In his address Zelenskyy said, “We have no choice but to continue fighting for our freedom” and explained there is nothing amiss in mixing filmmaking with fighting for a cause. He cited Charlie Chaplin as a glorious and shining example of his conception of the deep connection between cinema and political fight. He spoke about Chaplin’s film, The Great Dictator, to draw parallels between fictional war and dictators and the one Ukraine now faces. “Hundreds of people are dying every day. They won’t get up again after the clapping at the end,” he told the audience. He asked filmmakers and actors present at the festival whether cinema will “keep quiet” or speak up. “If there is a dictator, if there is a war for freedom, once again, everything depends on our unity. Can cinema stay outside of this unity?” Zelenskyy said. He referred to the power of cinema during World War II, including the 1940 Chaplin film The Great Dictator which mocked Nazi leader Adolf Hitler. Chaplin’s dictator did not destroy the real dictator, but thanks to cinema, thanks to that film, cinema did not stay quiet, Zelenskyy said, underscoring the need for cinema taking up political positions. His final message was: “We need a new Chaplin to prove today that cinema is not mute.”
His speech received a standing ovation from the crowd in the southern French resort town’s Palais des Festivals.
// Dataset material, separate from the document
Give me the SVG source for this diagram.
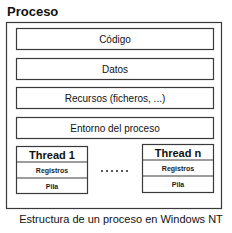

But, there were contrary noises as well about the festival’s ban on official Russian entries. And that too from a film director from Russia itself, Serebrennikov, who has been invited to the festival for his persistent stand against Putin. For this he was kept in house arrest and released only weeks before the Cannes festival. He sparked off a controversy in a 19 May Press conference when he said, “We should not boycott language, we should not boycott Dostoyevsky, Chekhov, Tchaikovsky, deprive people of music, theatre, cinema. On the contrary, this is what makes people feel alive.” In the same breath he emphasised he could fully understand the people’s anger who are so pained and hurt by what is happening in Russia. He has called the war in Ukraine a “total catastrophe” and believes that art has no frontiers.
Another film, a documentary, Mariupolis 2, selected for special screening, is on the armed conflict in the Ukrainian city of Mariupol. The Lithuanian director Mantas Kvedaravicius was allegedly killed by Russian forces when he was making the documentary in Mariupol, which had, till recently, been facing the brunt of Russian attack. His fiancée, Hanna Bilobrova, who was with him in Mariupol, was able to bring back the footage filmed and edited it.
The festival, almost in keeping with its spirit of political activism, witnessed an unidentified woman appearing on the red carpet. Seconds later she ripped off her gown, revealing the Ukraine flag painted on her bare chest with the words “stop raping us” written on her abdomen while other parts of her body flashed red handprints. The woman kept yelling, “Don’t rape us!,” as security quickly encircled her and took her off the red carpet.
Such acts prove that politics has always been a part of human existence and the borderline between art and politics is blurred.